Records shown:
━━━━━━━━━━

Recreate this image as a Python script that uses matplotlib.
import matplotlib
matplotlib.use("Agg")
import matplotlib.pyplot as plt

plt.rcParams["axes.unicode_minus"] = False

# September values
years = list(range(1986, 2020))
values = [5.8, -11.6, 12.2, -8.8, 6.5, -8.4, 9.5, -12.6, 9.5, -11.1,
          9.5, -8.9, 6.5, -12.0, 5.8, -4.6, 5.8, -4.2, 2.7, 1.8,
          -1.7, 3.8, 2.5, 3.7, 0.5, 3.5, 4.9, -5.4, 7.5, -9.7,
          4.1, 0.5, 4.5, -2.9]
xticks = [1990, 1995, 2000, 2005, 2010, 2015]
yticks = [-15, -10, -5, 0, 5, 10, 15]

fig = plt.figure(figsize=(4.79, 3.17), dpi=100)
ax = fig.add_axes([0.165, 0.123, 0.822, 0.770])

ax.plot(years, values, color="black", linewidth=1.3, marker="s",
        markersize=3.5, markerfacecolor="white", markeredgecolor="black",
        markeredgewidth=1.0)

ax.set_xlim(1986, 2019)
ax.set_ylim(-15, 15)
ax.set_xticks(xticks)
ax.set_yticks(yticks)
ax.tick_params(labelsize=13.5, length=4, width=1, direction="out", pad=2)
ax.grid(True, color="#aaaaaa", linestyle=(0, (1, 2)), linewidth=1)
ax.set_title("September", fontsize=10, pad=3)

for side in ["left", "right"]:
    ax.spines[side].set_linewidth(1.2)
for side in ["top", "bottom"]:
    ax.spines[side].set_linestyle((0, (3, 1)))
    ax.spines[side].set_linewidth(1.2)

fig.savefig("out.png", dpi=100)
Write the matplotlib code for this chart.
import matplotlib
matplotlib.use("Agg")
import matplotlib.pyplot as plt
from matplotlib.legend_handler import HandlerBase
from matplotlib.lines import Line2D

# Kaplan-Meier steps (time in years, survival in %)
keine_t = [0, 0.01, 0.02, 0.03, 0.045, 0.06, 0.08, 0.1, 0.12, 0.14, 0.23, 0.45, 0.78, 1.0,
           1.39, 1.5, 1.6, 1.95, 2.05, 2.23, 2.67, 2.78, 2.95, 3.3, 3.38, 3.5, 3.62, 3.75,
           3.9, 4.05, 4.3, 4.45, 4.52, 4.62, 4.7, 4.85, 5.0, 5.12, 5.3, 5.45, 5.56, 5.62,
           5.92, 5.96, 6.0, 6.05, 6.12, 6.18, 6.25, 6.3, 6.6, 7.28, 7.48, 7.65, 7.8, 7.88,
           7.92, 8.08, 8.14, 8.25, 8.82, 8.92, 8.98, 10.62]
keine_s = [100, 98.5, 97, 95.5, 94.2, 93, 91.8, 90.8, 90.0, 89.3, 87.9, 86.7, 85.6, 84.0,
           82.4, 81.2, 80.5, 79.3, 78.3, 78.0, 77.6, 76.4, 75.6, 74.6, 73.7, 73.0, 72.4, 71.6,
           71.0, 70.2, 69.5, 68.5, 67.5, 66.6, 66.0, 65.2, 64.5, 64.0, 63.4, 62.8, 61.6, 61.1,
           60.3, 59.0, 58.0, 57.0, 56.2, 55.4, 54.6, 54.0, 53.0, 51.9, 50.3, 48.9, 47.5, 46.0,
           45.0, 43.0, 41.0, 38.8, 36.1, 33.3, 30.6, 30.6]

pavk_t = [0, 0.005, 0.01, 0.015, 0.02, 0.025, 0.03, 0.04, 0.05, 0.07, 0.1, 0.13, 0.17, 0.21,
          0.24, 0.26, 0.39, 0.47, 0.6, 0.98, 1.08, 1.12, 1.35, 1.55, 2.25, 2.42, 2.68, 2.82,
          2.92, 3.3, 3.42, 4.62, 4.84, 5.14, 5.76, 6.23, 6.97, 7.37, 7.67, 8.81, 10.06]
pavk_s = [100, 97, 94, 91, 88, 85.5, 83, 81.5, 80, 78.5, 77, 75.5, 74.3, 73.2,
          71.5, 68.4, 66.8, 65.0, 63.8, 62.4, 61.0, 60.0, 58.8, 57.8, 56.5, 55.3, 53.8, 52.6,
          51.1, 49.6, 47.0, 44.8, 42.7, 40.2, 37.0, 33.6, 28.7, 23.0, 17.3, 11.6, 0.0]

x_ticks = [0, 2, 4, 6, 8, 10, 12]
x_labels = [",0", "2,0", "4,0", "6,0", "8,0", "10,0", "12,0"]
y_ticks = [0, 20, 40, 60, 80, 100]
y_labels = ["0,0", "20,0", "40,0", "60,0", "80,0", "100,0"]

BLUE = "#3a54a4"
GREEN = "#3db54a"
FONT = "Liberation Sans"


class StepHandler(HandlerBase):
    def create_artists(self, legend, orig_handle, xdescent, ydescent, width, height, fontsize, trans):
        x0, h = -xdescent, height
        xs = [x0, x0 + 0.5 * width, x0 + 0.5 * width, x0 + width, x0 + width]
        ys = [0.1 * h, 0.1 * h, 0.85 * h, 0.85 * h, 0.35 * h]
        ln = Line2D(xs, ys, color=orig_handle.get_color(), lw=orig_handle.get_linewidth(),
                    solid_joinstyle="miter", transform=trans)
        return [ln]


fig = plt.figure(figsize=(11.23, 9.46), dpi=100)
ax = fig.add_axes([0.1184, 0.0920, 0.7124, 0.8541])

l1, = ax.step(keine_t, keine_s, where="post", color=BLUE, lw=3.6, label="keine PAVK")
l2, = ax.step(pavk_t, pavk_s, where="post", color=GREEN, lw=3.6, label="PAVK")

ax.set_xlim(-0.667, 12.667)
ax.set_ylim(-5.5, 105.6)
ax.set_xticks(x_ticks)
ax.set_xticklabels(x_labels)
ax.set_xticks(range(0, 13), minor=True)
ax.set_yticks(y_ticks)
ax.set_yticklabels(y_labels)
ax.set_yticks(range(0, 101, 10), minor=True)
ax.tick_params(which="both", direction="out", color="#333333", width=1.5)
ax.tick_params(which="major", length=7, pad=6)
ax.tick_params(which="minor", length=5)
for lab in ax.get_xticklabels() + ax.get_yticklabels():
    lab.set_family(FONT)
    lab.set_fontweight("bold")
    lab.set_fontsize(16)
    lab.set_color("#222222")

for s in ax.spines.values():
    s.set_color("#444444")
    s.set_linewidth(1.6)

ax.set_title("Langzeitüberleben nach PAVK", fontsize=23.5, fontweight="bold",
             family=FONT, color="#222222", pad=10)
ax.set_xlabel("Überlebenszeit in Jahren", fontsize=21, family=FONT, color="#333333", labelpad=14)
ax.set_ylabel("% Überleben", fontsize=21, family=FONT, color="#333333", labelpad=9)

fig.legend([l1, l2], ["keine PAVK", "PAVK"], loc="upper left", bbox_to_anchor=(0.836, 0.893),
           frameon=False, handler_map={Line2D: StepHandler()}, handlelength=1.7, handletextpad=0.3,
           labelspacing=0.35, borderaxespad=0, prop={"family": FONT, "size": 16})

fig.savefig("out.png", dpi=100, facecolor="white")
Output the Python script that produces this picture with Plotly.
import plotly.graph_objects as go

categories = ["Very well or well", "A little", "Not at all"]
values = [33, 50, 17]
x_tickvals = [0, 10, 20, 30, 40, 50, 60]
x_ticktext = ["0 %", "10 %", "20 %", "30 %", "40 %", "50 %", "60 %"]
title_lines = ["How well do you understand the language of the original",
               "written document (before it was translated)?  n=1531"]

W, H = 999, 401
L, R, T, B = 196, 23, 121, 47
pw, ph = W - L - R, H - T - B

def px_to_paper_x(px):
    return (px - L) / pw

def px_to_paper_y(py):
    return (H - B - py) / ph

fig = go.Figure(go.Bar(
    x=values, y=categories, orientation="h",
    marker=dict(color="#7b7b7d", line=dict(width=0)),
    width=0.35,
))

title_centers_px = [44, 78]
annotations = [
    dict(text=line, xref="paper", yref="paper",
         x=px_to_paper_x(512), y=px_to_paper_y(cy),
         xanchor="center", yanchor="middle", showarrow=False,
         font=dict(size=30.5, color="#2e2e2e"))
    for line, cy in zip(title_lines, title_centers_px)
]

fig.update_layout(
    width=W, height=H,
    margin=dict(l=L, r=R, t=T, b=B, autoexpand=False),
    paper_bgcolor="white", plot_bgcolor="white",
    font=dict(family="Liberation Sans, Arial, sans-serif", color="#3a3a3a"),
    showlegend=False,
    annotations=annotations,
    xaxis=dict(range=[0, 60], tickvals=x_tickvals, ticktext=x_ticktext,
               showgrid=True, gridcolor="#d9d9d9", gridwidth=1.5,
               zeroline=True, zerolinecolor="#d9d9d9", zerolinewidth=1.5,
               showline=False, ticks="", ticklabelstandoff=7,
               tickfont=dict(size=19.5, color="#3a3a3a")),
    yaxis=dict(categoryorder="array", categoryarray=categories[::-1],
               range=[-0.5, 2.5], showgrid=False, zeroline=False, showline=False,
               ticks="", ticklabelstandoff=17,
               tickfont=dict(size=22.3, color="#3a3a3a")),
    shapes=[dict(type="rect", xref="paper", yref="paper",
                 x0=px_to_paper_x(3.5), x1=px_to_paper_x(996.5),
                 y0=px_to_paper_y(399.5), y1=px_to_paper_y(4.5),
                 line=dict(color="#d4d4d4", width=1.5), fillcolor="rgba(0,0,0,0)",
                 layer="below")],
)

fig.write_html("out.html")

━━━━━━━━━━

What to work on: Go back over the listing above and copy exactly the lines that begin at the line with "Write the matplotlib code for this chart." and stop after the line with "from matplotlib.lines import Line2D"; leave out every other line.

Correct response:
Write the matplotlib code for this chart.
import matplotlib
matplotlib.use("Agg")
import matplotlib.pyplot as plt
from matplotlib.legend_handler import HandlerBase
from matplotlib.lines import Line2D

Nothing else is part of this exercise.